This is an attempt to capture a discussion between myself and @yuvipanda on Gitter. I am still researching/understanding the problem, so there may be errors in understanding on my part. If anybody has any thoughts about this or is aware of prior work in this direction, I would be very interested in hearing about it.
The essential question is this: as an admin of a JupyterHub, can you automate actions in a user server, performed on behalf of the user? My question is specifically with regards to a z2jh-based deployment, but some of the discussion could be adapted to other kinds of JupyterHub deployments. The specific use-case I have in mind is allowing users to schedule automated jobs. I am envisioning a workflow like this:
- The user writes a script/notebook that performs an action (possibly with side effects, possibly not)
- The user schedules the script/notebook to be run at some regular interval. It would be nice to schedule this as an Airflow DAG. The UI for this is yet-to-be determined.
- The scheduler (i.e., Airflow) launches the user server on behalf of the user, runs the script, and shuts down the server.
In discussion with @yuvipanda, we identified two broad classes of ways forward to attack this problem:
- Use the JupyterHub APIs to launch the server and perform the actions.
- Use k8s APIs to launch a user pod with the right PVC and perform the actions.
Pros of JupyterHub APIs
- It could work for non-k8s-based deployments
- If the spawner customizes the user environment beyond what the user image does (e.g., sets environment variables,
auth_state, etc), then that can be captured.
- It more naturally gives access to user identity.
Pros of k8s APIs
- It might allow access to tooling around scheduling kubernetes pods, e.g., the Airflow
Based on this, I think it might be better to use the JupyterHub APIs, but that is subject to revision.
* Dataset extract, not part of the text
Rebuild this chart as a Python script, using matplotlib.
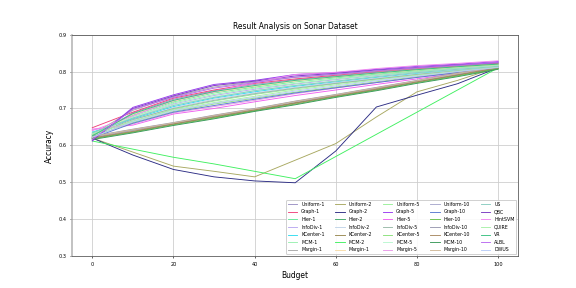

@danielballan has created a JupyterHub/JupyterLab extension jupyterhub-sheare-link that uses the JupyterHub APIs to launch a user to create a shareable link to a file on their server. Another user may then use that link to access the file (at least until it expires). The implementation of this functionality uses the JupyterHub APIs to launch the relevant user servers and copy the shared file between them. Much of the logic around launching the user servers could be adapted/extracted for this use-case.
How do we handle user secrets? These could include API keys, database credentials, etc. Many of the scheduled jobs could rely on these things, so it would be good to support their use in a controlled way.
What do we do if the user server is in use? We should be able to launch a new named server as the user, but it can fail if the PVC for the user is already in use. We need to investigate persistent volume access modes to see what is most appropriate, and how to handle this case. In particular, this notes
Important! A volume can only be mounted using one access mode at a time, even if it supports many. For example, a GCEPersistentDisk can be mounted as ReadWriteOnce by a single node or ReadOnlyMany by many nodes, but not at the same time.
How big of a restriction is this? Is it possibly good enough to schedule jobs for night-time (in my particular deployment we pretty much know the time zone of our users)? Can we send a notification if a job failed due to a user PVC failing to mount to the user?